> [REQUIREMENT] Using the listing below, extract each line that has the word "drawn" in it.

> [GIVEN INFORMATION]
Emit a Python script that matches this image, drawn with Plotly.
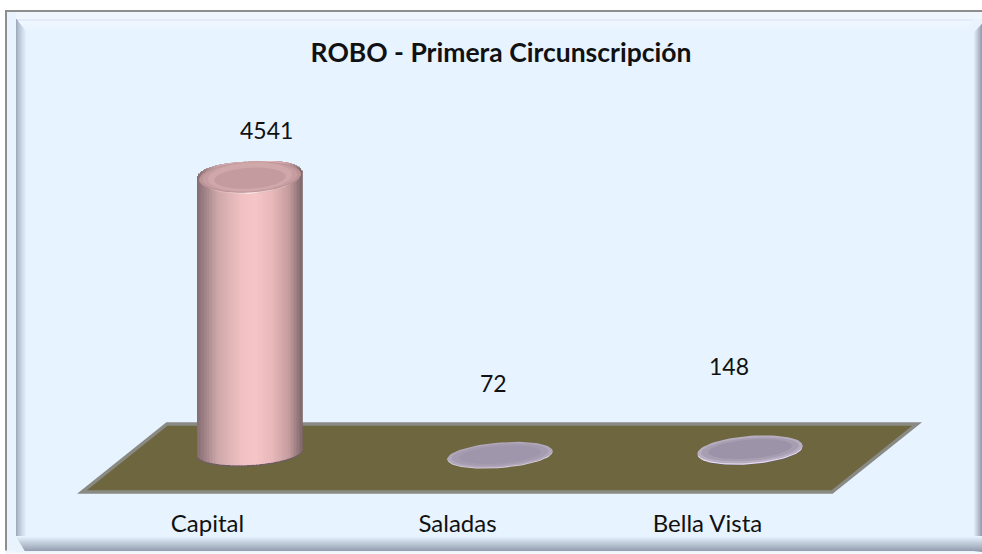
import numpy as np
import plotly.graph_objects as go

categories = ["Capital", "Saladas", "Bella Vista"]
values = [4541, 72, 148]
title_text = "ROBO - Primera Circunscripción"

W, H = 982, 554
PX_PER_UNIT = 274 / 4541
AXIS_BOTTOM_PX = 507
CAT_STEP_PX = 250
FONT = "Lato"
TEXT = "#111111"

# pixel <-> data helpers (x axis spans the full width, y axis ends at AXIS_BOTTOM_PX)
REF_BASE_PX = 452
x_range = [-1, (W - CAT_STEP_PX) / CAT_STEP_PX]
y_range = [-(AXIS_BOTTOM_PX - REF_BASE_PX) / PX_PER_UNIT, REF_BASE_PX / PX_PER_UNIT]
dpx = lambda p: p / CAT_STEP_PX      # px -> x units
dpy = lambda p: p / PX_PER_UNIT      # px -> y units


def mix(a, b, t):
    a = np.array(a, float)
    b = np.array(b, float)
    c = a + (b - a) * t
    return "rgb(%d,%d,%d)" % tuple(np.round(c))


def ramp(stops, t):
    ts = [s[0] for s in stops]
    i = int(np.clip(np.searchsorted(ts, t) - 1, 0, len(stops) - 2))
    return mix(stops[i][1], stops[i + 1][1], (t - ts[i]) / (ts[i + 1] - ts[i]))


fig = go.Figure()

# ---------- frame ----------
shapes = []


def rect(x0, y0, x1, y1, color, layer="below"):
    shapes.append(dict(type="rect", xref="paper", yref="paper", layer=layer,
                       x0=x0 / W, x1=x1 / W, y0=1 - y0 / H, y1=1 - y1 / H,
                       fillcolor=color, line=dict(width=0)))


PANEL = (231, 243, 255)
rect(0, 0, W, H, "#ffffff")
rect(5, 10, W, H, "#e9f3fd")
rect(5, 10, 7, 552, "#8e8e8e")          # outer left
rect(5, 10, W, 12, "#8e8e8e")           # outer top
rect(5, 552, W, 554, "#f4f8fc")
rect(7, 12, W, 19, "#f0f6fd")
rect(16, 19, 973, 536, mix(PANEL, PANEL, 0))
for i in range(14):                     # top bevel
    rect(16 + i, 19 + i, 973 - i * 0.6, 20 + i, mix((226, 236, 248) if i < 2 else (240, 247, 254), PANEL, i / 13))
for i in range(11):                     # left bevel
    rect(16 + i, 19 + i * 1.3, 17 + i, 536, mix((160, 172, 190), PANEL, (i / 10) ** 0.8))
for i in range(9):                      # right bevel
    rect(973 + i, 33 - i * 1.1, 974 + i, 552, mix(PANEL, (150, 160, 178), i / 8))
for i in range(15):                     # bottom bevel
    rect(16 + i * 0.6, 536 + i, 982, 537 + i, mix(PANEL, (150, 160, 178), i / 14))
rect(5, 550.5, 16, 552, "#f0f6fd")
rect(7, 12, 16, 550, "#e9f3fd")

# ---------- floor ----------
floor_x = [167, 917, 832, 82]
floor_y = [424, 424, 492, 492]
shapes.append(dict(
    type="path", xref="paper", yref="paper", layer="below",
    path="M " + " L ".join(f"{x / W},{1 - y / H}" for x, y in zip(floor_x, floor_y)) + " Z",
    fillcolor="#6e663f", line=dict(color="#8a8a84", width=3.5)))

# ---------- marks ----------
A = 52.5                    # half width of a column, px
BASE_OFFSET = [0, 8, 8]     # how far each foot sits below the reference, px


def ellipse(xc, yc, a, b, shear, n=90):
    t = np.linspace(0, 2 * np.pi, n)
    return (xc + dpx(a) * np.cos(t),
            yc + dpy(shear * a * np.cos(t)) + dpy(b) * np.sin(t))


def fill(xs, ys, color):
    fig.add_trace(go.Scatter(x=xs, y=ys, mode="lines", fill="toself", fillcolor=color,
                             line=dict(width=0), hoverinfo="skip", showlegend=False))


BODY = [(0.0, (130, 108, 112)), (0.07, (158, 128, 132)), (0.2, (206, 168, 170)),
        (0.42, (240, 192, 194)), (0.55, (246, 197, 199)), (0.72, (232, 184, 186)),
        (0.88, (196, 156, 158)), (1.0, (128, 104, 106))]

# Column: strips of a bar trace, foot curved, head a rounded dome
v = values[0]
SHEAR = 0.055
FOOT_B = 13.0
HEAD_B = 16.5
N = 70
edges = np.linspace(-1, 1, N + 1)
mid = (edges[:-1] + edges[1:]) / 2
foot = -dpy(FOOT_B) * np.sqrt(1 - mid ** 2) + dpy(SHEAR * A * mid)
head = v + dpy(HEAD_B) * (1 - np.abs(mid) ** 2.6) ** (1 / 2.6) + dpy(SHEAR * A * mid)
strip_w = dpx(2 * A / N) * 1.05
strip_x = mid * dpx(A)
fig.add_trace(go.Bar(x=strip_x, y=head - foot + dpy(1.2), base=foot - dpy(1.2), width=strip_w,
                     marker=dict(color="#6d5c66", line=dict(width=0)),
                     hoverinfo="skip", showlegend=False))
fig.add_trace(go.Bar(
    x=strip_x, y=head - foot, base=foot, width=strip_w,
    marker=dict(color=[ramp(BODY, (m + 1) / 2) for m in mid], line=dict(width=0)),
    hoverinfo="skip", showlegend=False))

# head: nested caps, a light crescent in front and a dusky face on top
CAPS = [(0.88, 15.4, -0.6, (226, 186, 188)),
        (0.72, 15.4, -0.7, (238, 206, 206)),
        (0.38, 15.2, -0.8, (250, 226, 226)),
        (0.97, 15.4, 1.0, (186, 148, 151)),
        (0.90, 15.0, 1.1, (198, 158, 161)),
        (0.80, 14.4, 1.2, (208, 168, 170)),
        (0.68, 10.5, -0.2, (196, 155, 158))]
for a_f, b, up, col in CAPS:
    xs, ys = ellipse(0, v + dpy(up), A * a_f, b, SHEAR)
    fill(xs, ys, "rgb(%d,%d,%d)" % col)

# Flat discs for the small values
DISC_SHADES = [
    [(1.0, 12.4, 0, (222, 212, 230)), (1.0, 12.4, 0.8, (178, 168, 188)), (0.92, 10.8, 1.0, (166, 156, 176)),
     (0.78, 8.8, 1.0, (160, 150, 172))],
    [(1.0, 13.6, 0, (96, 84, 110)), (1.0, 13.6, 0.4, (232, 222, 238)), (1.0, 13.6, 1.6, (184, 174, 194)),
     (0.93, 11.5, 1.8, (168, 158, 178)), (0.8, 9.5, 2.0, (157, 147, 168))],
]
for k in (1, 2):
    base = -dpy(BASE_OFFSET[k])
    for a_f, b, up, col in DISC_SHADES[k - 1]:
        xs, ys = ellipse(k, base + values[k] + dpy(up), A * a_f, b, 0.075)
        fill(xs, ys, "rgb(%d,%d,%d)" % col)

# ---------- text ----------
LABEL_SHIFT = [-0.17, -0.17, -0.17]
VALUE_DX = [16, -6.5, -21]
VALUE_Y = [130, 383, 366]
ann = []
for k, (val, dx) in enumerate(zip(values, VALUE_DX)):
    ann.append(dict(x=k + dpx(dx), y=(REF_BASE_PX - VALUE_Y[k]) / PX_PER_UNIT, text=str(val),
                    showarrow=False, xanchor="center", yanchor="middle",
                    font=dict(family=FONT, size=23, color=TEXT)))

fig.update_layout(
    width=W, height=H, margin=dict(l=0, r=0, t=0, b=0),
    paper_bgcolor="#ffffff", plot_bgcolor="rgba(0,0,0,0)",
    barmode="overlay", showlegend=False, shapes=shapes, annotations=ann,
    title=dict(text=f"<b>{title_text}</b>", x=501 / W, xanchor="center", y=1 - 53 / H,
               yanchor="middle", font=dict(family=FONT, size=26.5, color=TEXT)),
    xaxis=dict(range=x_range, tickmode="array",
               tickvals=[k + s for k, s in enumerate(LABEL_SHIFT)], ticktext=categories,
               showgrid=False, zeroline=False, showline=False, ticks="", ticklen=0,
               tickfont=dict(family=FONT, size=24, color=TEXT)),
    yaxis=dict(range=y_range, domain=[1 - AXIS_BOTTOM_PX / H, 1], visible=False,
               showgrid=False, zeroline=False),
)

fig.write_html("out.html", config={"displayModeBar": False},
               post_script="document.body.style.margin='0';document.documentElement.style.overflow='hidden';")
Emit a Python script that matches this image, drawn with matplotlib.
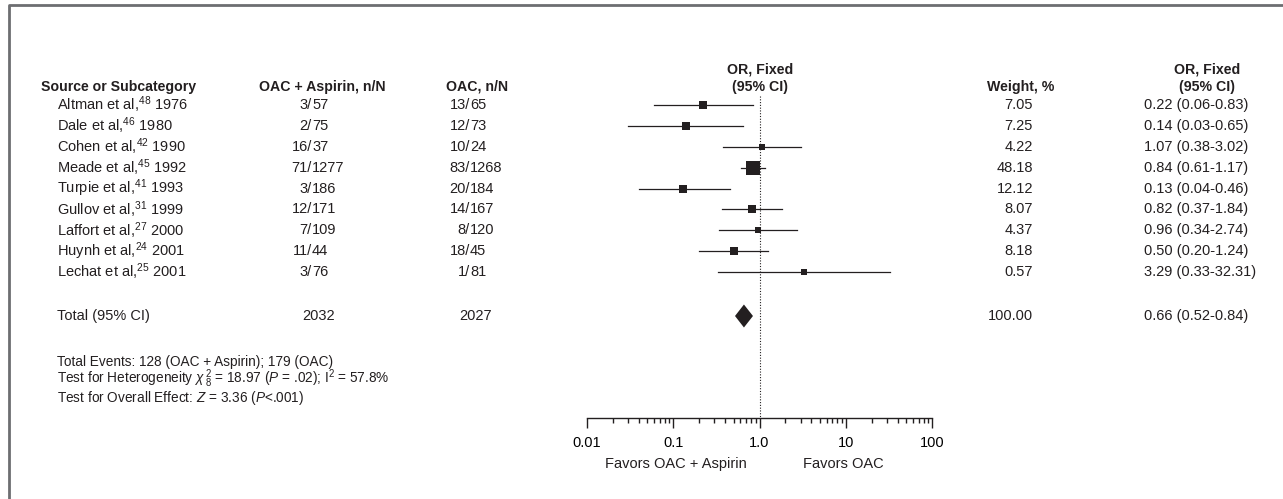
import matplotlib
matplotlib.use("Agg")
import matplotlib.pyplot as plt
from matplotlib.lines import Line2D
from matplotlib.ticker import FixedLocator, LogLocator, NullFormatter
import matplotlib.transforms as mtransforms

fam = ['Liberation Sans Narrow', 'DejaVu Sans Condensed', 'Liberation Sans', 'DejaVu Sans']
plt.rcParams['font.family'] = fam
plt.rcParams['mathtext.fontset'] = 'custom'
plt.rcParams['mathtext.rm'] = 'Liberation Sans'
plt.rcParams['mathtext.it'] = 'Liberation Sans:italic'
plt.rcParams['mathtext.bf'] = 'Liberation Sans:bold'

# Datos de los estudios
authors = ["Altman et al", "Dale et al", "Cohen et al", "Meade et al", "Turpie et al",
           "Gullov et al", "Laffort et al", "Huynh et al", "Lechat et al"]
refs = [48, 46, 42, 45, 41, 31, 27, 24, 25]
years = [1976, 1980, 1990, 1992, 1993, 1999, 2000, 2001, 2001]
exp_n = [3, 2, 16, 71, 3, 12, 7, 11, 3]
exp_N = [57, 75, 37, 1277, 186, 171, 109, 44, 76]
ctl_n = [13, 12, 10, 83, 20, 14, 8, 18, 1]
ctl_N = [65, 73, 24, 1268, 184, 167, 120, 45, 81]
weights = [7.05, 7.25, 4.22, 48.18, 12.12, 8.07, 4.37, 8.18, 0.57]
odds = [0.22, 0.14, 1.07, 0.84, 0.13, 0.82, 0.96, 0.50, 3.29]
ci_lo = [0.06, 0.03, 0.38, 0.61, 0.04, 0.37, 0.34, 0.20, 0.33]
ci_hi = [0.83, 0.65, 3.02, 1.17, 0.46, 1.84, 2.74, 1.24, 32.31]

# Total
total_exp = 2032
total_ctl = 2027
total_weight = 100.00
total_or = 0.66
total_lo = 0.52
total_hi = 0.84

tick_values = [0.01, 0.1, 1.0, 10, 100]
tick_labels = ["0.01", "0.1", "1.0", "10", "100"]

W, H = 1283, 499
fig = plt.figure(figsize=(W / 100, H / 100), dpi=100)

# ejes del forest plot (en pixeles de la figura)
ax_top, ax_bot = 62, 418
ax = fig.add_axes([587 / W, (H - ax_bot) / H, 345 / W, (ax_bot - ax_top) / H])
row_px = 20.9
first_row_px = 105
y_top = -(first_row_px - ax_top) / row_px
y_bot = y_top + (ax_bot - ax_top) / row_px
ax.set_xscale('log')
ax.set_xlim(0.01, 100)
ax.set_ylim(y_bot, y_top)

for s in ['top', 'right', 'left']:
    ax.spines[s].set_visible(False)
ax.spines['bottom'].set_linewidth(1.0)
ax.spines['bottom'].set_color('#231f20')
ax.set_yticks([])
ax.xaxis.set_major_locator(FixedLocator(tick_values))
ax.set_xticklabels(tick_labels)
ax.xaxis.set_minor_locator(LogLocator(base=10, subs=range(2, 10)))
ax.xaxis.set_minor_formatter(NullFormatter())
ax.tick_params(axis='x', which='major', length=7, width=1.0, color='#231f20',
               labelsize=10.5, pad=6, direction='out')
ax.tick_params(axis='x', which='minor', length=3.5, width=1.0, color='#231f20',
               direction='out')

rows = list(range(len(authors)))
total_row = (316 - first_row_px) / row_px

# linea de no efecto
header_y = -(first_row_px - 87) / row_px
ax.plot([1, 1], [-0.45, y_bot], linestyle=(0, (1, 1.5)), color='#231f20',
        linewidth=0.8, clip_on=False)

# intervalos y cuadrados
for i in rows:
    ax.plot([ci_lo[i], ci_hi[i]], [i, i], color='#231f20', linewidth=0.9)
    side = (6.3 + 0.14 * weights[i]) * 0.72
    ax.plot(odds[i], i, marker='s', markersize=side, color='#231f20', markeredgewidth=0)

# diamante total
dh = 0.55
ax.fill([total_lo, total_or, total_hi, total_or],
        [total_row, total_row - dh, total_row, total_row + dh],
        color='#231f20', linewidth=0)

# texto: x en pixeles de la figura, y en datos
trans = mtransforms.blended_transform_factory(fig.transFigure, ax.transData)
def px(x):
    return x / W

fs = 10.5
kw = dict(transform=trans, fontsize=fs, va='center', color='#231f20', clip_on=False)
bkw = dict(kw, fontweight='bold', fontsize=10.2)

# encabezados
up = 17 / row_px
ax.text(px(41), header_y, "Source or Subcategory", ha='left', **bkw)
ax.text(px(322), header_y, "OAC + Aspirin, n/N", ha='center', **bkw)
ax.text(px(477), header_y, "OAC, n/N", ha='center', **bkw)
ax.text(px(760), header_y, "(95% CI)", ha='center', **bkw)
ax.text(px(760), header_y - up, "OR, Fixed", ha='center', **bkw)
ax.text(px(1021), header_y, "Weight, %", ha='center', **bkw)
ax.text(px(1207), header_y, "(95% CI)", ha='center', **bkw)
ax.text(px(1207), header_y - up, "OR, Fixed", ha='center', **bkw)

for i in rows:
    ax.text(px(57), i, f"{authors[i]},$^{{{refs[i]}}}$ {years[i]}", ha='left', **kw)
    ax.text(px(312), i, f"{exp_n[i]}/", ha='right', **kw)
    ax.text(px(312), i, f"{exp_N[i]}", ha='left', **kw)
    ax.text(px(470), i, f"{ctl_n[i]}/", ha='right', **kw)
    ax.text(px(470), i, f"{ctl_N[i]}", ha='left', **kw)
    ax.text(px(1033), i, f"{weights[i]:.2f}", ha='right', **kw)
    ax.text(px(1144), i, f"{odds[i]:.2f} ({ci_lo[i]:.2f}-{ci_hi[i]:.2f})", ha='left', **kw)

ax.text(px(57), total_row, "Total (95% CI)", ha='left', **kw)
ax.text(px(319), total_row, f"{total_exp}", ha='center', **kw)
ax.text(px(476), total_row, f"{total_ctl}", ha='center', **kw)
ax.text(px(1033), total_row, f"{total_weight:.2f}", ha='right', **kw)
ax.text(px(1144), total_row, f"{total_or:.2f} ({total_lo:.2f}-{total_hi:.2f})", ha='left', **kw)

# notas al pie
fkw = dict(kw, fontsize=9.8, va='baseline')
foot_y = [(366 - first_row_px) / row_px, (383 - first_row_px) / row_px,
          (402 - first_row_px) / row_px]
ax.text(px(57), foot_y[0], "Total Events: 128 (OAC + Aspirin); 179 (OAC)", ha='left', **fkw)
ax.text(px(57), foot_y[1],
        r"Test for Heterogeneity $\chi\,^{2}_{8}$ = 18.97 ($P$ = .02); I$^2$ = 57.8%",
        ha='left', **fkw)
ax.text(px(57), foot_y[2], r"Test for Overall Effect: $Z$ = 3.36 ($P$<.001)", ha='left', **fkw)

# etiquetas de favorece
ax.text(10 ** -0.97, -0.13, "Favors OAC + Aspirin", transform=ax.get_xaxis_transform(),
        ha='center', va='center', fontsize=fs, color='#231f20')
ax.text(10 ** 0.97, -0.13, "Favors OAC", transform=ax.get_xaxis_transform(),
        ha='center', va='center', fontsize=fs, color='#231f20')

# marco gris
fig.add_artist(Line2D([9 / W, 9 / W, 1.0], [0, 1 - 5 / H, 1 - 5 / H],
                      transform=fig.transFigure, color='#6d6e71', linewidth=2))

fig.savefig("out.png", dpi=100)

> [ANSWER TO THIS PROBLEM]
Emit a Python script that matches this image, drawn with Plotly.
Emit a Python script that matches this image, drawn with matplotlib.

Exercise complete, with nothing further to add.